As for the current location of his trophy, he said, “It’s in my hotel room, getting ready to be put into a suitcase and shipped home.”
Porter joined “Transparent” stars Amy Landecker and Alexandra Billings, Todrick Hall, Tiffany Haddish, and “Glee’s” Kevin McHale and Jenna Ushkowitz in the courtyard of the Pasadena Playhouse to pose for photos in front of a green neon “Feed Me Seymour” sign.
Porter isn’t the only actor making history this week. Following the evening’s premiere, Rodriguez became the first transgender actress to portray the character Audrey in a major stage production.
“I’ve been seeing a lot of people on social media on Twitter, and they’ve been reposting and putting it out there — being that I am a trans woman playing a cis character in a show — they’re taking that and they’re actually opening the diaspora a little bit more, and they’re actually speaking to the character,” Rodriguez told Variety. “They’re not just labeling me as a trans woman who is playing this role. They’re seeing just the actress play this character and deliver like how she should deliver, and just do the work. It feels so good.”

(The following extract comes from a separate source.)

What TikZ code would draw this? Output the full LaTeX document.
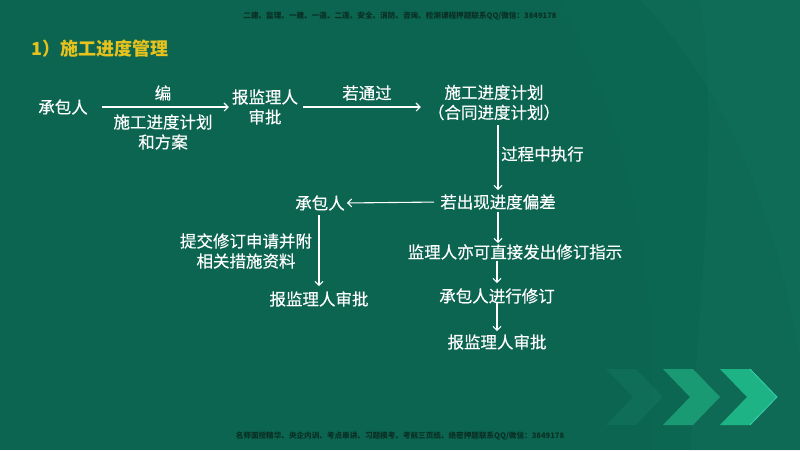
\documentclass[tikz,border=0pt]{standalone}
\usepackage{fontspec}
\setmainfont{Noto Sans CJK SC}
\newfontfamily\medfont{Noto Sans CJK SC}[FakeBold=0.35]
\usetikzlibrary{arrows.meta}
\definecolor{bg}{HTML}{0B6550}
\definecolor{bgl}{HTML}{12705B}
\definecolor{titlecol}{HTML}{E6C21E}
\definecolor{headcol}{HTML}{0A2F25}
\definecolor{chevA}{HTML}{10715A}
\definecolor{chevB}{HTML}{1A9A73}
\definecolor{chevC}{HTML}{1EB384}
\definecolor{chevEdge}{HTML}{3FE0C0}
\tikzset{
  txt/.style={text=white,inner sep=0pt,font=\medfont\fontsize{16.5}{20}\selectfont,align=center},
  small/.style={text=headcol,inner sep=0pt,font=\bfseries\fontsize{7.6}{9}\selectfont},
  arr/.style={draw=white,line width=1.1pt,-{Straight Barb[length=4pt,width=8pt,line width=1.1pt]}},
}
\begin{document}
\begin{tikzpicture}[x=1pt,y=-1pt]
\useasboundingbox (0,0) rectangle (800,450);
\fill[bg] (0,0) rectangle (800,450);
% subtle lighter bands on the right
\fill[bgl,opacity=0.45] (640,0) .. controls (760,120) and (790,300) .. (800,360) -- (800,0) -- cycle;
\fill[bgl,opacity=0.35] (700,0) .. controls (720,120) and (700,300) .. (690,450) -- (800,450) -- (800,0) -- cycle;
\fill[bgl,opacity=0.25] (560,0) .. controls (640,150) and (660,300) .. (650,450) -- (800,450) -- (800,0) -- cycle;
% chevrons
\fill[chevA,opacity=0.8] (606,369) -- (636,369) -- (663,397) -- (636,425) -- (606,425) -- (633,397) -- cycle;
\fill[chevB] (663,369) -- (693,369) -- (720,397) -- (693,425) -- (663,425) -- (690,397) -- cycle;
\fill[chevC] (720,369) -- (750,369) -- (777,397) -- (750,425) -- (720,425) -- (747,397) -- cycle;
\draw[chevEdge,line width=0.8pt,opacity=0.8] (750,369) -- (777,397) -- (750,425);

% header / footer
\node[small] (head) at (400,16) {二建、监理、一建、一造、二造、安全、消防、咨询、检测课程押题联系QQ/微信：3849178};
\node[small] (foot) at (400,436) {名师面授精华、央企内训、考点串讲、习题模考、考前三页纸、绝密押题联系QQ/微信：3849178};

% title
\node[inner sep=0pt,text=titlecol,font=\fontsize{18}{20}\selectfont\bfseries,anchor=west] (title) at (31,49) {1）施工进度管理};

% nodes
\node[txt] (c1) at (63,107) {承包人};
\node[txt] (r1) at (265,107) {报监理人\\审批};
\node[txt] (plan) at (494,102.5) {施工进度计划\\（合同进度计划）};
\node[txt] (dev) at (498,202) {若出现进度偏差};
\node[txt] (c2) at (320,203) {承包人};
\node[txt] (a2) at (319,299) {报监理人审批};
\node[txt] (inst) at (515,252) {监理人亦可直接发出修订指示};
\node[txt] (rev) at (497,296) {承包人进行修订};
\node[txt] (a3) at (497,342) {报监理人审批};

% labels
\node[txt] (l1) at (163,93) {编};
\node[txt] (l2) at (163,132) {施工进度计划\\和方案};
\node[txt] (l3) at (367,93) {若通过};
\node[txt,anchor=west] (l4) at (501,154) {过程中执行};
\node[txt] (l5) at (246,251) {提交修订申请并附\\相关措施资料};

% connectors
\draw[arr,shorten <=14pt,shorten >=3pt] (c1.east) -- (r1.west);
\draw[arr,shorten <=5pt,shorten >=7pt] (r1.east) -- (r1.east -| plan.west);
\draw[arr,shorten <=5pt,shorten >=4pt] (dev.north |- plan.south) -- (dev.north);
\draw[arr,shorten <=6pt,shorten >=2pt] (dev.west) -- (c2.east);
\draw[arr,shorten <=4pt,shorten >=5pt] (c2.south -| a2.north) -- (a2.north);
\draw[arr,shorten <=2pt,shorten >=1pt] (dev.south) -- (dev.south |- inst.north);
\draw[arr,shorten <=1pt,shorten >=5pt] (rev.north |- inst.south) -- (rev.north);
\draw[arr,shorten <=-2pt,shorten >=3pt] (rev.south) -- (a3.north);
\end{tikzpicture}
\end{document}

Rodriguez explained that when the show’s director Mike Donahue contacted her manager asking about setting a meeting, she thought he wanted her to play the plant. “It jarred me a bit because I’m the person who never thought I’d play a woman like her; I never thought I would be offered a role like that before. And when he said that, I was so ecstatic. I was just like ‘You made it,’ and over the moon,” she recalled.
Of the public reaction to her casting, Rodriguez added, “It feels good. I’m glad that I can be a leader as a trans woman of the LGBT community… I mean, I’m the leading actress in this show, and I’m leading in a television show. That speaks volumes and it doesn’t happen for a lot of African American, Latino, trans women of color.”
In fact, the Pasadena Playhouse’s production of the musical is notably diverse, also featuring “Glee” star Amber Riley as Audrey II (a role typically played by a man) and George Salazar as Seymour.
On the diversity of the cast, Salazar told Variety, “I think it’s important that art reflect the real world as much as possible. And you know, I look at this courtyard right now, and I see like a smattering of all sorts of people –- different shapes, different sizes, different backgrounds, different experiences. Our differences are what make our fabric so quintessentially American.”
“So to be a part of a cast that really reflects the real world feels not like, ‘Wow, we really struck gold here,'” he continued. “It’s like, ‘Why aren’t we doing this all the time.'”
The musical is open through October 20.